* WHAT YOU HAVE TO DO
Copy all lines below exactly as written. Leave pictures out.

* RECORDED DATA
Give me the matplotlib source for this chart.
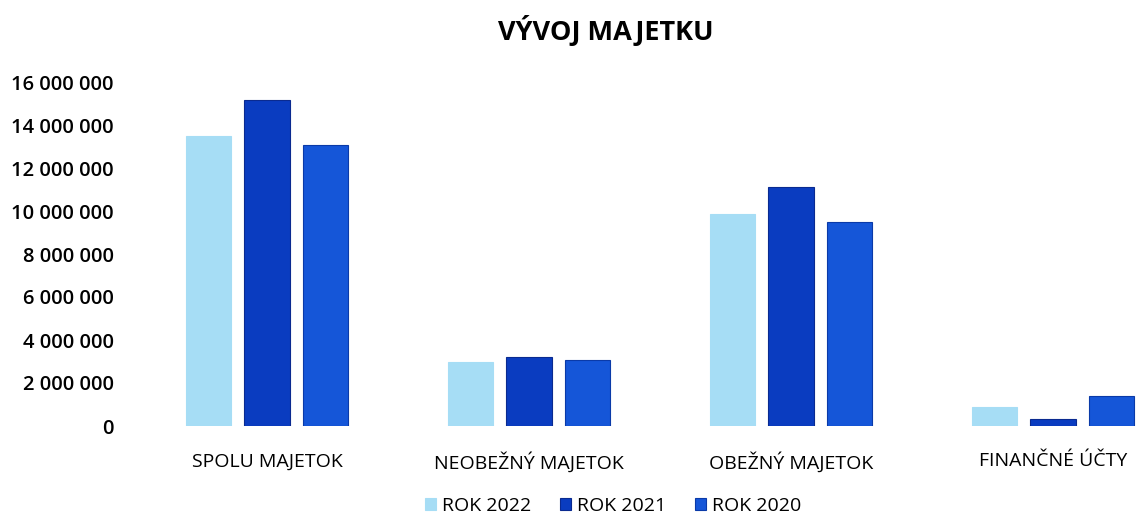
import matplotlib
matplotlib.use("Agg")
import matplotlib.pyplot as plt
import numpy as np
from matplotlib.ticker import FuncFormatter

kategorie = ["SPOLU MAJETOK", "NEOBEŽNÝ MAJETOK", "OBEŽNÝ MAJETOK", "FINANČNÉ ÚČTY"]
roky = ["ROK 2022", "ROK 2021", "ROK 2020"]
rok_2022 = [13500000, 2980000, 9860000, 880000]
rok_2021 = [15160000, 3200000, 11100000, 330000]
rok_2020 = [13080000, 3070000, 9490000, 1400000]
hodnoty = [rok_2022, rok_2021, rok_2020]
farby = ["#a6ddf5", "#0a3cc0", "#1556d8"]
okraje = ["#a6ddf5", "#0a2a90", "#0a3aa8"]

plt.rcParams["font.family"] = ["Open Sans", "DejaVu Sans"]

fig = plt.figure(figsize=(11.42, 5.15), dpi=100)
# os presahuje pravy okraj obrazka (orezany sken)
ax = fig.add_axes([136 / 1142, 89 / 515, 1048 / 1142, 344 / 515])

x = np.arange(len(kategorie))
posun = 0.225
sirka = 0.172
for i, (rok, data) in enumerate(zip(roky, hodnoty)):
    ax.bar(
        x + (i - 1) * posun,
        data,
        width=sirka,
        color=farby[i],
        edgecolor=okraje[i],
        linewidth=0.8,
        label=rok
    )

ax.set_xlim(-0.5, 3.5)
ax.set_ylim(0, 16000000)
ax.set_yticks(np.arange(0, 16000001, 2000000))
ax.yaxis.set_major_formatter(
    FuncFormatter(lambda v, p: f"{int(v):,}".replace(",", " "))
)
ax.set_xticks(x)
ax.set_xticklabels(kategorie)
ax.tick_params(axis="y", length=0, pad=16, labelsize=14.5)
ax.tick_params(axis="x", length=0, pad=19, labelsize=14)
for lab in ax.get_yticklabels():
    lab.set_fontweight("semibold")
for s in ax.spines.values():
    s.set_visible(False)

fig.text(0.53, 0.94, "VÝVOJ MAJETKU", ha="center", va="center",
         fontsize=19.5, fontweight="bold")

fig.legend(
    loc="center", bbox_to_anchor=(0.537, 0.018), ncol=3, frameon=False,
    fontsize=14, handlelength=0.55, handleheight=0.55, handletextpad=0.3,
    columnspacing=1.5
)

plt.savefig("out.png", dpi=100)
plt.close()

* WRITTEN ANSWER
Give me the matplotlib source for this chart.
import matplotlib
matplotlib.use("Agg")
import matplotlib.pyplot as plt
import numpy as np
from matplotlib.ticker import FuncFormatter

kategorie = ["SPOLU MAJETOK", "NEOBEŽNÝ MAJETOK", "OBEŽNÝ MAJETOK", "FINANČNÉ ÚČTY"]
roky = ["ROK 2022", "ROK 2021", "ROK 2020"]
rok_2022 = [13500000, 2980000, 9860000, 880000]
rok_2021 = [15160000, 3200000, 11100000, 330000]
rok_2020 = [13080000, 3070000, 9490000, 1400000]
hodnoty = [rok_2022, rok_2021, rok_2020]
farby = ["#a6ddf5", "#0a3cc0", "#1556d8"]
okraje = ["#a6ddf5", "#0a2a90", "#0a3aa8"]

plt.rcParams["font.family"] = ["Open Sans", "DejaVu Sans"]

fig = plt.figure(figsize=(11.42, 5.15), dpi=100)
# os presahuje pravy okraj obrazka (orezany sken)
ax = fig.add_axes([136 / 1142, 89 / 515, 1048 / 1142, 344 / 515])

x = np.arange(len(kategorie))
posun = 0.225
sirka = 0.172
for i, (rok, data) in enumerate(zip(roky, hodnoty)):
    ax.bar(
        x + (i - 1) * posun,
        data,
        width=sirka,
        color=farby[i],
        edgecolor=okraje[i],
        linewidth=0.8,
        label=rok
    )

ax.set_xlim(-0.5, 3.5)
ax.set_ylim(0, 16000000)
ax.set_yticks(np.arange(0, 16000001, 2000000))
ax.yaxis.set_major_formatter(
    FuncFormatter(lambda v, p: f"{int(v):,}".replace(",", " "))
)
ax.set_xticks(x)
ax.set_xticklabels(kategorie)
ax.tick_params(axis="y", length=0, pad=16, labelsize=14.5)
ax.tick_params(axis="x", length=0, pad=19, labelsize=14)
for lab in ax.get_yticklabels():
    lab.set_fontweight("semibold")
for s in ax.spines.values():
    s.set_visible(False)

fig.text(0.53, 0.94, "VÝVOJ MAJETKU", ha="center", va="center",
         fontsize=19.5, fontweight="bold")

fig.legend(
    loc="center", bbox_to_anchor=(0.537, 0.018), ncol=3, frameon=False,
    fontsize=14, handlelength=0.55, handleheight=0.55, handletextpad=0.3,
    columnspacing=1.5
)

plt.savefig("out.png", dpi=100)
plt.close()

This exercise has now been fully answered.